◆ What the task requires ◆
From the very first line of the data to the line containing "1.76, 1.72, 1.68, 1.64, 1.61, 1.57, 1.30, 1.12, 1.10]", retype everything exactly, leaving the pictures behind.

◆ Data records ◆
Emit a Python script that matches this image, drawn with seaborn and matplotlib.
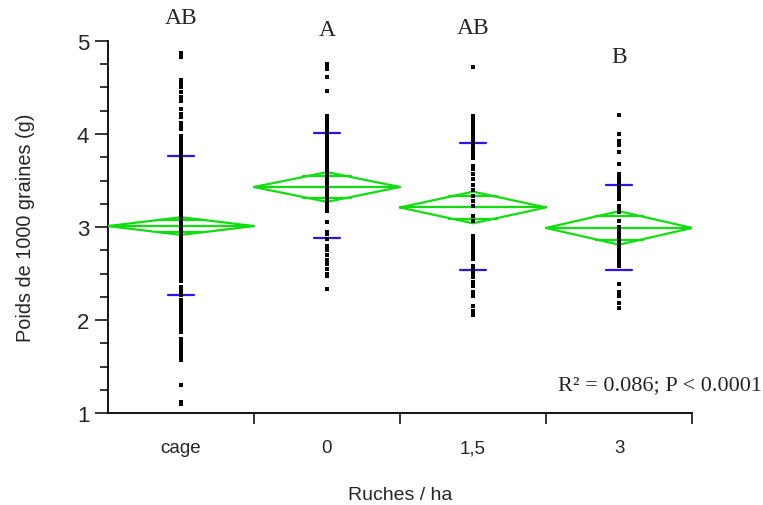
import matplotlib
matplotlib.use("Agg")
import matplotlib.pyplot as plt
import seaborn as sns
import numpy as np
import pandas as pd

# ---------------- data ----------------
categories = ["cage", "0", "1,5", "3"]

cage_vals = [4.87, 4.85, 4.83, 4.58, 4.55, 4.50, 4.45, 4.40, 4.36, 4.27, 4.22, 4.18,
             4.12, 4.08, 4.05, 3.98, 3.95, 3.90, 3.87, 3.83, 3.80, 3.76, 3.72, 3.70,
             3.66, 3.63, 3.60, 3.57, 3.55, 3.52, 3.48, 3.45, 3.42, 3.40, 3.37, 3.34,
             3.31, 3.28, 3.26, 3.23, 3.20, 3.18, 3.15, 3.12, 3.10, 3.08, 3.05, 3.02,
             3.00, 2.98, 2.95, 2.93, 2.90, 2.88, 2.85, 2.82, 2.80, 2.77, 2.74, 2.71,
             2.68, 2.65, 2.62, 2.58, 2.55, 2.52, 2.48, 2.45, 2.42, 2.36, 2.33, 2.30,
             2.27, 2.22, 2.18, 2.14, 2.10, 2.06, 2.02, 1.98, 1.95, 1.90, 1.87, 1.80,
             1.76, 1.72, 1.68, 1.64, 1.61, 1.57, 1.30, 1.12, 1.10]

zero_vals = [4.75, 4.72, 4.70, 4.61, 4.46, 4.19, 4.16, 4.12, 4.08, 4.05, 4.02, 3.99,
             3.96, 3.93, 3.90, 3.87, 3.84, 3.81, 3.78, 3.75, 3.72, 3.69, 3.65, 3.62,
             3.59, 3.56, 3.53, 3.50, 3.47, 3.44, 3.41, 3.38, 3.35, 3.32, 3.29, 3.26,
             3.23, 3.20, 3.17, 3.05, 2.95, 2.92, 2.87, 2.80, 2.75, 2.70, 2.65, 2.60,
             2.55, 2.50, 2.47, 2.33]

onefive_vals = [4.72, 4.19, 4.16, 4.13, 4.10, 4.07, 4.04, 4.01, 3.98, 3.95, 3.92,
                3.89, 3.86, 3.83, 3.80, 3.77, 3.74, 3.66, 3.62, 3.57, 3.52, 3.45,
                3.40, 3.33, 3.28, 3.23, 3.12, 3.06, 2.90, 2.86, 2.82, 2.78, 2.74,
                2.70, 2.66, 2.58, 2.54, 2.50, 2.46, 2.41, 2.37, 2.30, 2.26, 2.15,
                2.10, 2.05]

three_vals = [4.20, 4.00, 3.92, 3.88, 3.81, 3.68, 3.57, 3.54, 3.51, 3.48, 3.45, 3.42,
              3.39, 3.36, 3.33, 3.30, 3.23, 3.19, 3.16, 3.06, 3.00, 2.97, 2.94, 2.91,
              2.88, 2.85, 2.82, 2.79, 2.76, 2.73, 2.70, 2.67, 2.64, 2.61, 2.58, 2.39,
              2.30, 2.26, 2.18, 2.13]

# summary statistics
means = [3.01, 3.43, 3.21, 2.99]
ci_half = [0.095, 0.16, 0.17, 0.18]
sd_upper = [3.76, 4.01, 3.90, 3.455]
sd_lower = [2.27, 2.88, 2.54, 2.54]

letters = ["AB", "A", "AB", "B"]
letter_y = [5.25, 5.12, 5.14, 4.83]
stats_text = "R² = 0.086; P < 0.0001"

# ---------------- build frame ----------------
df = pd.DataFrame({
    "group": (["cage"] * len(cage_vals) + ["0"] * len(zero_vals)
              + ["1,5"] * len(onefive_vals) + ["3"] * len(three_vals)),
    "value": cage_vals + zero_vals + onefive_vals + three_vals,
})

sns.set_style("white")
plt.rcParams["font.family"] = ["Liberation Sans", "DejaVu Sans"]

fig = plt.figure(figsize=(7.63, 5.06), dpi=100)
ax = fig.add_axes([0.1415, 0.1818, 0.7655, 0.7352])

green = "#11dd11"
blue = "#3311ee"
serif = ["Liberation Serif", "DejaVu Serif"]

# diamonds, means, overlap marks, sd lines
for i, (m, h, su, sl) in enumerate(zip(means, ci_half, sd_upper, sd_lower)):
    xl, xr = i - 0.5, i + 0.5
    ax.plot([xl, i, xr, i, xl], [m, m + h, m, m - h, m], color=green, lw=1.6,
            solid_joinstyle="miter", zorder=3)
    ax.plot([xl, xr], [m, m], color=green, lw=1.6, zorder=3)
    ov = h / np.sqrt(2)
    half_w = 0.5 * (1 - 1 / np.sqrt(2)) * 1.1
    for yy in (m + ov, m - ov):
        ax.plot([i - half_w, i + half_w], [yy, yy], color=green, lw=1.6, zorder=3)
    for yy in (su, sl):
        ax.plot([i - 0.09, i + 0.09], [yy, yy], color=blue, lw=1.6, zorder=4)

sns.stripplot(data=df, x="group", y="value", order=categories, jitter=False,
              color="black", marker="s", size=2.8, linewidth=0, ax=ax, zorder=5)

ax.set_xlim(-0.5, 3.5)
ax.set_ylim(1, 5)

# letters above groups
for i, (lab, ly) in enumerate(zip(letters, letter_y)):
    ax.text(i, ly, lab, ha="center", va="center", fontsize=17,
            family=serif, clip_on=False)

ax.text(3.98, 1.30, stats_text, ha="right", va="center", fontsize=16,
        family=serif, clip_on=False)

# axes styling
for s in ["top", "right"]:
    ax.spines[s].set_visible(False)
for s in ["left", "bottom"]:
    ax.spines[s].set_linewidth(1.3)
    ax.spines[s].set_color("black")

ax.set_yticks([1, 2, 3, 4, 5])
ax.set_yticks(np.arange(1, 5.01, 0.25), minor=True)
ax.tick_params(axis="y", which="major", length=9.4, width=1.3, direction="out",
               labelsize=16, left=True, pad=4)
ax.tick_params(axis="y", which="minor", length=5.8, width=1.3, direction="out", left=True)

ax.set_xticks(range(len(categories)))
ax.set_xticklabels(categories)
ax.set_xticks([0.5, 1.5, 2.5, 3.5], minor=True)
ax.tick_params(axis="x", which="major", length=0, labelsize=13.5, pad=19)
ax.tick_params(axis="x", which="minor", length=8, width=1.3, direction="out", bottom=True)

ax.set_xlabel("Ruches / ha", fontsize=14, labelpad=21.5)
ax.set_ylabel("Poids de 1000 graines (g)", fontsize=14.3, labelpad=30)

fig.savefig("out.png", dpi=100)
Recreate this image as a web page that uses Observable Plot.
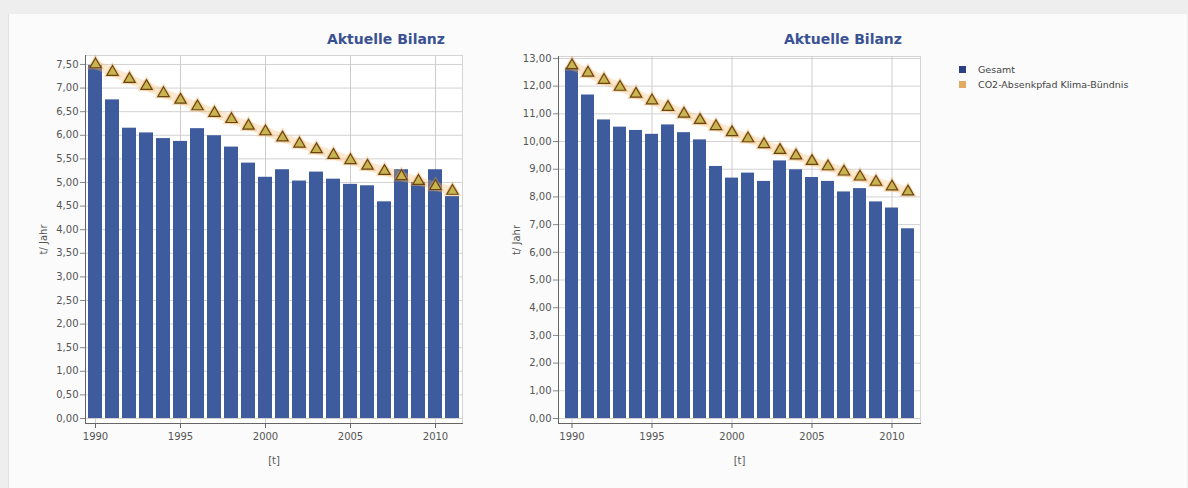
<!DOCTYPE html>
<html>
<head>
<meta charset="utf-8">
<script src="https://cdn.jsdelivr.net/npm/d3@7"></script>
<script src="https://cdn.jsdelivr.net/npm/@observablehq/plot@0.6"></script>
<style>
  html, body { margin: 0; padding: 0; }
  body { width: 1188px; height: 488px; background: #eeeeee; position: relative; overflow: hidden; font-family: "DejaVu Sans", sans-serif; }
  #panel { position: absolute; left: 8px; top: 14px; width: 1178px; height: 474px; background: #fbfbfb; border-left: 1px solid #e2e2e2; }
  .chart { position: absolute; top: 0; }
  .title { position: absolute; top: 31px; font: bold 14px "DejaVu Sans", sans-serif; color: #3a5294; text-align: right; white-space: nowrap; }
  #legend { position: absolute; left: 959px; top: 62px; font: 9.5px "DejaVu Sans", sans-serif; color: #444; }
  #legend div { display: flex; align-items: center; height: 15px; }
  #legend span.sw { display: inline-block; width: 7px; height: 7px; margin-right: 12px; }
</style>
</head>
<body>
<div id="panel"></div>
<div id="chartA" class="chart" style="left:0px"></div>
<div id="chartB" class="chart" style="left:480px"></div>
<div class="title" style="right:743px">Aktuelle Bilanz</div>
<div class="title" style="right:286px">Aktuelle Bilanz</div>
<div id="legend"></div>
<script>
// ---- data ----
const years = [1990,1991,1992,1993,1994,1995,1996,1997,1998,1999,2000,2001,2002,2003,2004,2005,2006,2007,2008,2009,2010,2011];
const gesamtA = [7.48,6.75,6.15,6.05,5.93,5.87,6.14,5.99,5.75,5.41,5.11,5.27,5.03,5.22,5.07,4.96,4.93,4.59,5.27,5.00,5.27,4.70];
const pfadA   = [7.50,7.34,7.19,7.04,6.89,6.75,6.61,6.47,6.34,6.20,6.08,5.95,5.82,5.70,5.58,5.47,5.35,5.24,5.13,5.03,4.92,4.82];
const gesamtB = [12.65,11.68,10.78,10.52,10.40,10.26,10.60,10.32,10.06,9.10,8.68,8.86,8.56,9.30,8.98,8.70,8.56,8.18,8.30,7.82,7.60,6.85];
const pfadB   = [12.75,12.48,12.22,11.97,11.72,11.48,11.24,11.00,10.77,10.55,10.33,10.11,9.90,9.69,9.49,9.29,9.10,8.91,8.73,8.54,8.37,8.19];
const xTicks = [1990,1995,2000,2005,2010];
const yTicksA = [0,0.5,1,1.5,2,2.5,3,3.5,4,4.5,5,5.5,6,6.5,7,7.5];
const yTicksB = [0,1,2,3,4,5,6,7,8,9,10,11,12,13];
const seriesNames = ["Gesamt", "CO2-Absenkpfad Klima-Bündnis"];
const seriesColors = ["#2b3f85", "#e3aa62"];
const titleText = "Aktuelle Bilanz";
const yLabel = "t/ Jahr";
const xLabel = "[t]";

const fmt = d => d3.format(".2f")(d).replace(".", ",");

function makeChart(gesamt, pfad, o) {
  const data = years.map((year, i) => ({year, gesamt: gesamt[i], pfad: pfad[i]}));
  return Plot.plot({
    width: o.width, height: 488,
    marginLeft: o.ml, marginRight: o.mr, marginTop: o.mt, marginBottom: 65,
    style: {background: "transparent", fontFamily: "DejaVu Sans, sans-serif", fontSize: "10px", color: "#555"},
    x: {type: "band", domain: years, paddingInner: 0.2, paddingOuter: o.po},
    y: {domain: o.yDomain},
    marks: [
      Plot.frame({fill: "white", stroke: "#d4d4d4"}),
      Plot.gridY(o.yTicks, {stroke: "#d2d2d2", strokeOpacity: 1}),
      Plot.gridX(xTicks, {stroke: "#cccccc", strokeOpacity: 1}),
      Plot.barY(data, {x: "year", y: "gesamt", fill: "#3d5b9d"}),
      Plot.line(data, {x: "year", y: "pfad", stroke: "#f2b56a", strokeWidth: 9, strokeOpacity: 0.3}),
      Plot.dot(data, {x: "year", y: "pfad", symbol: "triangle", r: 6.5, fill: "#f0a850", fillOpacity: 0.4, stroke: "none"}),
      Plot.dot(data, {x: "year", y: "pfad", symbol: "triangle", r: 4.2, fill: "#c8b450", stroke: "#6a4514", strokeWidth: 1.2}),
      Plot.frame({anchor: "left", stroke: "#666"}),
      Plot.frame({anchor: "bottom", stroke: "#666"}),
      Plot.axisY(o.yTicks, {tickFormat: fmt, tickSize: 5, tickPadding: 2, stroke: "#888",
        label: yLabel, labelAnchor: "center", labelOffset: o.lo, labelArrow: "none"}),
      Plot.axisX(xTicks, {tickFormat: d => String(d), tickSize: 5, tickPadding: 4, stroke: "#666",
        label: xLabel, labelAnchor: "center", labelOffset: 40, labelArrow: "none"})
    ]
  });
}

document.getElementById("chartA").append(makeChart(gesamtA, pfadA, {
  width: 470, ml: 85, mr: 8, mt: 55, po: 0.126, yDomain: [-0.106, 7.69], yTicks: yTicksA, lo: 46
}));
document.getElementById("chartB").append(makeChart(gesamtB, pfadB, {
  width: 450, ml: 78, mr: 10, mt: 56, po: 0.086, yDomain: [-0.18, 13.07], yTicks: yTicksB, lo: 46
}));

document.querySelectorAll(".title").forEach(el => el.textContent = titleText);
const leg = document.getElementById("legend");
seriesNames.forEach((n, i) => {
  const row = document.createElement("div");
  const sw = document.createElement("span");
  sw.className = "sw"; sw.style.background = seriesColors[i];
  row.append(sw, document.createTextNode(n));
  leg.append(row);
});
</script>
</body>
</html>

◆ Written response ◆
Emit a Python script that matches this image, drawn with seaborn and matplotlib.
import matplotlib
matplotlib.use("Agg")
import matplotlib.pyplot as plt
import seaborn as sns
import numpy as np
import pandas as pd

# ---------------- data ----------------
categories = ["cage", "0", "1,5", "3"]

cage_vals = [4.87, 4.85, 4.83, 4.58, 4.55, 4.50, 4.45, 4.40, 4.36, 4.27, 4.22, 4.18,
             4.12, 4.08, 4.05, 3.98, 3.95, 3.90, 3.87, 3.83, 3.80, 3.76, 3.72, 3.70,
             3.66, 3.63, 3.60, 3.57, 3.55, 3.52, 3.48, 3.45, 3.42, 3.40, 3.37, 3.34,
             3.31, 3.28, 3.26, 3.23, 3.20, 3.18, 3.15, 3.12, 3.10, 3.08, 3.05, 3.02,
             3.00, 2.98, 2.95, 2.93, 2.90, 2.88, 2.85, 2.82, 2.80, 2.77, 2.74, 2.71,
             2.68, 2.65, 2.62, 2.58, 2.55, 2.52, 2.48, 2.45, 2.42, 2.36, 2.33, 2.30,
             2.27, 2.22, 2.18, 2.14, 2.10, 2.06, 2.02, 1.98, 1.95, 1.90, 1.87, 1.80,
             1.76, 1.72, 1.68, 1.64, 1.61, 1.57, 1.30, 1.12, 1.10]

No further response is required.